If you've made the difficult decision to divorce, there are several ways you can proceed:
Which of these approaches is best depends on your specific needs and circumstances. Please call me if you would like to discuss the benefits and limitations of these approaches and what factors to consider in deciding which approach is the best fit for you.
Mediation
In the mediation process, both spouses employ one mediator to help them through the divorce, with the goal of creating a durable agreement that is filed in Family Court. The mediator must remain neutral throughout the whole process – he or she may not represent either spouse, and may not offer either spouse any advice as to his or her best interest.
Throughout the mediation process, the mediator meets with both spouses jointly and assists them in reaching an agreement. The mediator may assist with procedural steps, and may also offer legal information. The mediator does not propose any solutions and does not make any decisions. The objective is to give the spouses a safe setting in which to reach an agreement that suits them. Each spouse is encouraged to employ a reviewing (consulting) attorney who can offer advice and who will review any proposed agreement, but who typically does not attend mediation sessions.
If the spouses successfully reach an agreement, the Family Court typically incorporates that agreement into a final judgment without requiring a court appearance.
Collaborative Divorce
In the collaborative divorce process, each spouse employs his or her own attorney to help him/her through the divorce, with the goal of creating a durable agreement that is filed in Family Court. Each attorney represents his or her client throughout the process, and offers advice as to the client's best interest. The contract with each attorney, however, specifies that the attorney may not and will not take the matter to court if the spouses cannot come to an agreement.
Throughout the collaborative process, the spouses and attorneys typically use four-way meetings to discuss the issues in the case and work toward resolution. Each attorney is an advocate for his or her client, but is committed to working toward solutions for the benefit of both spouses, without resorting to a decision-maker such as a judge or arbitrator. The collaborative process is a transparent process in which professionals (attorneys, financial consultants, etc.) share relevant information with each other. As with mediation, agreements are usually incorporated into a Family Court judgment without any court appearance.
The collaborative process frequently uses a team model that incorporates not only attorneys, but also coaches, financial professionals, and child specialists, among others, to help the spouses understand each other and the issues involved, and to reach an agreement that is best for the entire family.
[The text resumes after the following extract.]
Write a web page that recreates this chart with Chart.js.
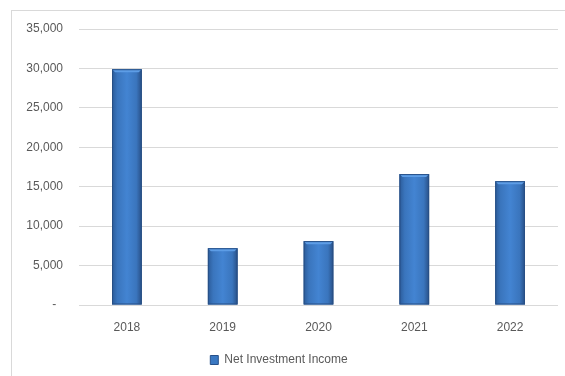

Traditional Court Proceedings or Litigation
In the traditional, court-focused process, each spouse retains his or her own attorney, whose job is to prepare and take the case to court for a judge to decide. Most “litigated” cases settle before going to trial; in fact Santa Clara County Family Court requires the parties to go through several steps designed to promote settlement before a trial date can even be set. Nonetheless, this approach often requires at minimum a preliminary hearing in court. The attorney’s job includes both efforts to find solutions that permit settlement, and preparations for presenting the case to the court.